Example dataset: 4, 6, 8, 10, 12
Sum = 40 ÷ 5 = 8
Step 2: Find Each Deviation
Subtract the mean from every value. Ignore negatives—just record the distance.
- |4 - 8| = 4
- |6 - 8| = 2
- |8 - 8| = 0
- |10 - 8| = 2
- |12 - 8| = 4
Step 3: Average Those Deviations
Add them up and divide by the count.
Sum of deviations = 4 + 2 + 0 + 2 + 4 = 12
Average deviation = 12 ÷ 5 = 2.4
Your data typically sits 2.4 units away from the mean. That's it.
Average Deviation vs Standard Deviation
Here's the honest comparison:
| Measure | Formula Complexity | Outlier Impact | Ease of Interpretation |
|---|---|---|---|
| Average Deviation | Simple | Moderate | High |
| Standard Deviation | Requires squaring | Heavy | Requires practice |
| Variance | Most complex | Heavy | Low (squared units) |
Standard deviation is still dominant in statistics because of its mathematical properties. But for describing real data to real people, average deviation wins.
When Average Deviation Falls Short
It's not perfect. A few situations where it disappoints:
- Advanced statistics — Many statistical tests rely on standard deviation's mathematical properties
- Comparing datasets — Standard deviation often works better when combining or comparing groups
- Large datasets — The differences become less noticeable as sample size grows
If you're publishing academic research, standard deviation is probably expected. If you're explaining data to stakeholders, average deviation is more honest.

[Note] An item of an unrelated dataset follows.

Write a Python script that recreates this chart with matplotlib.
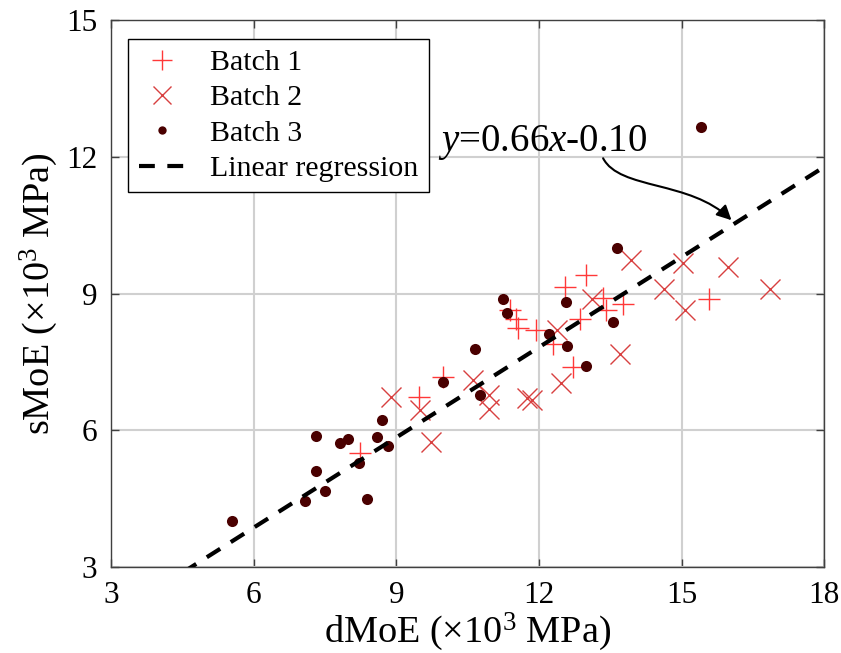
import numpy as np
import matplotlib
matplotlib.use("Agg")
from matplotlib import pyplot as plt
from matplotlib.patches import FancyArrowPatch
from matplotlib.path import Path

plt.rcParams['font.family'] = ['Liberation Serif', 'DejaVu Serif']
plt.rcParams['mathtext.fontset'] = 'custom'
plt.rcParams['mathtext.rm'] = 'Liberation Serif'
plt.rcParams['mathtext.it'] = 'Liberation Serif:italic'

# Batch 1 (+)
b1_x = [8.24, 9.48, 9.99, 11.39, 11.52, 11.55, 11.94, 12.30, 12.55, 13.00,
        12.86, 12.72, 13.34, 13.76, 13.42, 15.58]
b1_y = [5.49, 6.73, 7.17, 8.63, 8.43, 8.25, 8.21, 7.90, 9.15, 9.40,
        8.45, 7.39, 8.91, 8.78, 8.63, 8.88]

# Batch 2 (x)
b2_x = [8.88, 9.50, 9.74, 10.61, 10.94, 10.94, 11.74, 11.85, 12.37, 12.46,
        13.11, 13.70, 13.94, 14.63, 15.04, 15.07, 15.98, 16.86]
b2_y = [6.73, 6.44, 5.74, 7.10, 6.77, 6.46, 6.70, 6.66, 8.20, 7.04,
        8.89, 7.68, 9.73, 9.11, 9.67, 8.63, 9.58, 9.11]

# Batch 3 (dots)
b3_x = [5.54, 7.07, 7.31, 7.31, 7.50, 7.82, 7.98, 8.22, 8.39, 8.59, 8.71, 8.83,
        9.98, 10.66, 10.76, 11.24, 11.32, 12.22, 12.57, 12.60, 13.00, 13.56,
        13.64, 15.40]
b3_y = [4.01, 4.44, 5.11, 5.87, 4.66, 5.71, 5.80, 5.29, 4.49, 5.84, 6.22, 5.66,
        7.06, 7.79, 6.77, 8.87, 8.58, 8.12, 8.82, 7.85, 7.40, 8.38,
        10.00, 12.66]

# regression y = 0.66x - 0.10
slope = 0.66
intercept = -0.10
fit_x = np.array([3, 18])

ticks = [3, 6, 9, 12, 15, 18]
yticks = [3, 6, 9, 12, 15]

fig = plt.figure(figsize=(8.41, 6.53), dpi=100)
ax = fig.add_axes([0.132, 0.132, 0.848, 0.837])

ax.plot(b1_x, b1_y, '+', color='#ff3838', ms=16, mew=1.0, label='Batch 1', zorder=3)
ax.plot(b2_x, b2_y, 'x', color='#d84040', ms=15, mew=1.0, label='Batch 2', zorder=3)
ax.plot(b3_x, b3_y, 'o', color='#4a0000', ms=8, mew=0, label='Batch 3', zorder=4)
ax.plot(fit_x, slope * fit_x + intercept, '--', color='black', lw=3,
        dashes=(3.8, 3.0), label='Linear regression', zorder=5)

ax.set_xlim(3, 18)
ax.set_ylim(3, 15)
ax.set_xticks(ticks)
ax.set_yticks(yticks)
ax.grid(True, color='#d0d0d0', lw=1.5)
ax.set_axisbelow(True)
ax.tick_params(direction='in', top=True, right=True, labelsize=22.5, length=6,
               width=1, color='#404040', pad=10)
for s in ax.spines.values():
    s.set_color('#404040')
    s.set_linewidth(1)

ax.set_xlabel(r'dMoE (×10$^3$ MPa)', fontsize=27.5, labelpad=1)
ax.set_ylabel(r'sMoE (×10$^3$ MPa)', fontsize=27.5, labelpad=4)

# curved arrow pointing at the fit line
arrow_path = Path([(13.35, 11.97), (13.70, 11.27), (15.18, 11.49), (16.05, 10.61)],
                  [Path.MOVETO, Path.CURVE4, Path.CURVE4, Path.CURVE4])
arr = FancyArrowPatch(path=arrow_path, arrowstyle='-|>', color='black', lw=1.5,
                      mutation_scale=22, transform=ax.transData, zorder=6)
ax.add_patch(arr)
ax.text(9.88, 12.12, r'$y$=0.66$x$-0.10', fontsize=28, ha='left', va='baseline')

leg = ax.legend(loc='upper left', bbox_to_anchor=(0.024, 0.966), borderaxespad=0,
                fontsize=21.5, frameon=True, fancybox=False, edgecolor='black',
                framealpha=1, labelspacing=0.28, handlelength=1.6,
                handletextpad=0.8, borderpad=0.35, markerscale=0.9)
leg.get_frame().set_linewidth(1)
leg.legend_handles[2].set_markersize(6)

fig.savefig('out.png', dpi=100)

Quick Reference: Calculation Checklist
- ✓ Calculate the mean (average) of your dataset
- ✓ Subtract the mean from each value
- ✓ Take absolute values (remove negative signs)
- ✓ Sum all absolute deviations
- ✓ Divide by the number of data points
Bottom Line
Average deviation answers the question: "How far off are we typically?" It strips away the mathematical complexity that makes standard deviation harder to explain to non-statisticians.
Use it when you need clarity. Use standard deviation when your field demands it.